While the potential for technological protection measure abuse may appear obvious, Canadian policy makers have actually been racing toward increasing the use and legal protections afforded to technological protection measures. Canadian Heritage has provided funding to technological protection measure initiatives to help facilitate their development, while parliamentarians, led by Canadian Heritage Minister Liza Frulla and Industry Minister David Emerson, have been jointly working on a copyright reform package that would reportedly grant technological protection measures additional legal protections.
The experience with technological protection measure legal protection in the United States, which enacted anti-circumvention legislation as part of the Digital Millennium Copyright Act (DMCA) in 1998, demonstrates the detrimental impact of this policy approach — Americans have experienced numerous instances of abuse that implicate free speech, security, user rights under copyright, and fair competition.
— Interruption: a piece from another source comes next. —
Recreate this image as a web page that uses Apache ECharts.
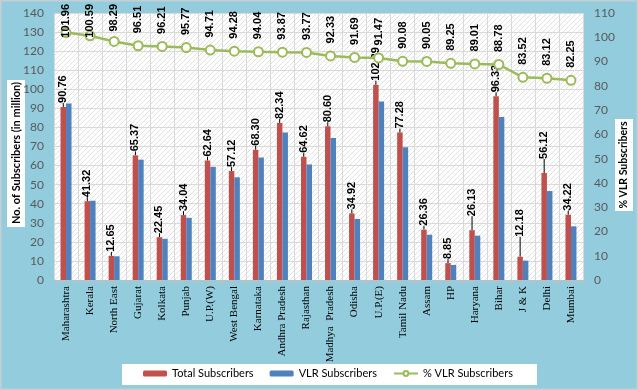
<!DOCTYPE html>
<html><head><meta charset="utf-8">
<script src="https://cdn.jsdelivr.net/npm/echarts@6/dist/echarts.min.js"></script>
<style>html,body{margin:0;padding:0;background:#fff}#c{width:638px;height:390px}</style>
</head><body><div id="c"></div>
<script>
const categories = ['Maharashtra','Kerala','North East','Gujarat','Kolkata','Punjab','U.P.(W)','West Bengal','Karnataka','Andhra Pradesh','Rajasthan','Madhya  Pradesh','Odisha','U.P.(E)','Tamil Nadu','Assam','HP','Haryana','Bihar','J & K','Delhi','Mumbai'];
const totalSubs = [90.76,41.32,12.65,65.37,22.45,34.04,62.64,57.12,68.30,82.34,64.62,80.60,34.92,102.39,77.28,26.36,8.85,26.13,96.33,12.18,56.12,34.22];
const vlrSubs = [92.54,41.56,12.43,63.09,21.60,32.60,59.33,53.85,64.23,77.29,60.59,74.42,32.02,93.66,69.61,23.74,7.90,23.26,85.52,10.17,46.65,28.15];
const vlrPct = [101.96,100.59,98.29,96.51,96.21,95.77,94.71,94.28,94.04,93.87,93.77,92.33,91.69,91.47,90.08,90.05,89.25,89.01,88.78,83.52,83.12,82.25];
const leftTicks = {min:0, max:140, interval:10};
const rightTicks = {min:0, max:110, interval:10};

// hatch pattern for plot background
const pc = document.createElement('canvas');
pc.width = 5; pc.height = 5;
const g = pc.getContext('2d');
g.fillStyle = '#ffffff'; g.fillRect(0,0,5,5);
g.strokeStyle = '#e2e2e2'; g.lineWidth = 1;
g.beginPath(); g.moveTo(0,5); g.lineTo(5,0); g.stroke();
g.beginPath(); g.moveTo(-1,1); g.lineTo(1,-1); g.stroke();
g.beginPath(); g.moveTo(4,6); g.lineTo(6,4); g.stroke();

const mc = document.createElement('canvas').getContext('2d');
mc.font = 'bold 11px "Liberation Sans"';

const chart = echarts.init(document.getElementById('c'), null, {renderer:'canvas'});
const lblFont = {fontFamily:'Liberation Sans', fontWeight:'bold', fontSize:11, color:'#000'};
// upward shift (px) for labels drawn with a leader line
const leaderShift = {17:10, 19:16, 20:10};
const LINE_LBL_DIST = 7;
chart.setOption({
  backgroundColor:'#93CDDD',
  animation:false,
  grid:{left:54, right:55, top:13, bottom:110, show:true, borderWidth:0,
        backgroundColor:{image:pc, repeat:'repeat'}},
  xAxis:{type:'category', data:categories, boundaryGap:true,
    axisLine:{lineStyle:{color:'#bfbfbf', width:1}},
    axisTick:{show:true, length:5, lineStyle:{color:'#bfbfbf'}},
    splitLine:{show:true, lineStyle:{color:'#d9d9d9', width:1}},
    axisLabel:{rotate:90, margin:6, interval:0, fontFamily:'Liberation Serif', fontSize:11, color:'#000'}},
  yAxis:[
    {type:'value', min:leftTicks.min, max:leftTicks.max, interval:leftTicks.interval,
     axisLine:{show:false}, axisTick:{show:false},
     splitLine:{lineStyle:{color:'#d9d9d9', width:1}},
     axisLabel:{margin:10, fontFamily:'Lato', fontSize:12, color:'#595959'}},
    {type:'value', min:rightTicks.min, max:rightTicks.max, interval:rightTicks.interval,
     axisLine:{show:false}, axisTick:{show:false}, splitLine:{show:false},
     axisLabel:{margin:11, fontFamily:'Lato', fontSize:12, color:'#595959'}}
  ],
  legend:{left:143, top:368, padding:0, itemWidth:24, itemHeight:6, itemGap:16,
    textStyle:{fontFamily:'Lato', fontSize:11, color:'#000'},
    data:['Total Subscribers','VLR Subscribers','% VLR Subscribers']},
  graphic:[
    {type:'rect', z:-1, shape:{x:122, y:364, width:415, height:21}, style:{fill:'#fff'}},
    {type:'rect', shape:{x:7, y:80, width:18, height:147}, style:{fill:'#fff'}},
    {type:'text', x:16, y:153, rotation:Math.PI/2,
     style:{text:'No. of Subscribers (in million)', fill:'#000', font:'bold 11px Lato', textAlign:'center', textVerticalAlign:'middle'}},
    {type:'rect', shape:{x:615, y:119, width:18, height:92}, style:{fill:'#fff'}},
    {type:'text', x:624, y:165, rotation:Math.PI/2,
     style:{text:'% VLR Subscribers', fill:'#000', font:'bold 10.5px Lato', textAlign:'center', textVerticalAlign:'middle'}},
    {type:'rect', shape:{x:0.5, y:0.5, width:637, height:389}, style:{fill:'none', stroke:'#c4cfd3', lineWidth:2}}
  ],
  series:[
    {name:'Total Subscribers', type:'bar', data:totalSubs, barWidth:5.5, barGap:'0%',
     itemStyle:{color:'#C0504D'},
     label:{show:true, position:'top', distance:4, rotate:90, align:'left', verticalAlign:'middle',
       formatter:p=>p.value.toFixed(2), ...lblFont},
     labelLine:{show:true, lineStyle:{color:'#000', width:1}},
     labelLayout:function(p){ if(leaderShift[p.dataIndex]!==undefined) return {dx:leaderShift[p.dataIndex]}; return {}; }},
    {name:'VLR Subscribers', type:'bar', data:vlrSubs, barWidth:5.5, barGap:'0%',
     itemStyle:{color:'#4F81BD'}},
    {name:'% VLR Subscribers', type:'line', yAxisIndex:1, data:vlrPct,
     symbol:'circle', symbolSize:9,
     lineStyle:{color:'#9BBB59', width:2.5},
     itemStyle:{color:'#fff', borderColor:'#9BBB59', borderWidth:2},
     label:{show:true, position:'top', distance:LINE_LBL_DIST, rotate:90, align:'left', verticalAlign:'middle',
       formatter:p=>p.value.toFixed(2), ...lblFont},
     labelLayout:function(p){
       const r = p.rect; if(!r) return {};
       const len = mc.measureText(p.text).width;
       const top = r.y - LINE_LBL_DIST - len;
       if (top < 4) return {dx: -(4 - top)};
       return {};
     }}
  ]
});
</script></body></html>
From a free speech perspective, the CBS News case represents only the latest in a series of incidents where speech was chilled under the threat of legal action due to technological protection measure and anti-circumvention legislation. For example, several years ago Edward Felten, a Princeton researcher, sought to release an important study on encryption that included circumvention information. When he publicly disclosed his plans, he was served with a warning that he faced potential legal liability if he publicly disclosed his findings. The impact on security, particularly in the wake of 9/11, has been similarly disconcerting. Many computer science researchers have foregone working on sensitive security and encryption matters due to legal fears, pointing to the arrest and imprisonment of Dmitry Sklyarov, a Russian software programmer who spent several months in a California jail in 2001 after he traveled to the U.S. to discuss a circumvention software program at a conference. That incident led leading former Cyber-security Czar Richard Clarke to acknowledge that "a lot of people didn't realize that [the DMCA] would have this potential chilling effect on vulnerability research."
Companies have not shied away from using prohibitions on circumventing technological protection measures to limit competition. Lexmark, another leading printer company, sued a rival printer cartridge company for copyright infringement for circumventing technological protection measures designed to prevent consumers from using the rival company's printer cartridges in Lexmark printers. Similarly, Chamberlain, a garage door opener company, sued Skylink for creating a universal remote control that interoperated with its garage door opener by circumventing a technological protection measure. In both instances, appellate courts recently denied the suits, but fear of a potential lawsuit may be sufficient to stop competitive activity in its tracks.
From a traditional copyright perspective, anti-circumvention legislation, acting in concert with technological protection measures, has steadily eviscerated fair use rights such as the right to copy portions of work for research or study purposes, since the blunt instrument of technology can be used to prevent all copying, even that which copyright law currently permits. They also have the potential to limit the size of the public domain, since in the future work may enter public domain as its copyright expires, yet that content may be practically inaccessible as it sits locked behind a technological protection measure.
Notwithstanding the U.S. experience, there is every indication that adoption of these legal provisions is marching forward in Canada leading to a potential DMCCA — the Digital Millennium Copyright Canada Act. This despite the fact that the U.S. model need not be imitated in order to meet Canada's international obligations and the fact that important advocates, such as the Privacy Commissioner of Canada, who recently wrote to Industry Canada and Canadian Heritage to request future consultation on the privacy impact of copyright reform, have yet to be heard.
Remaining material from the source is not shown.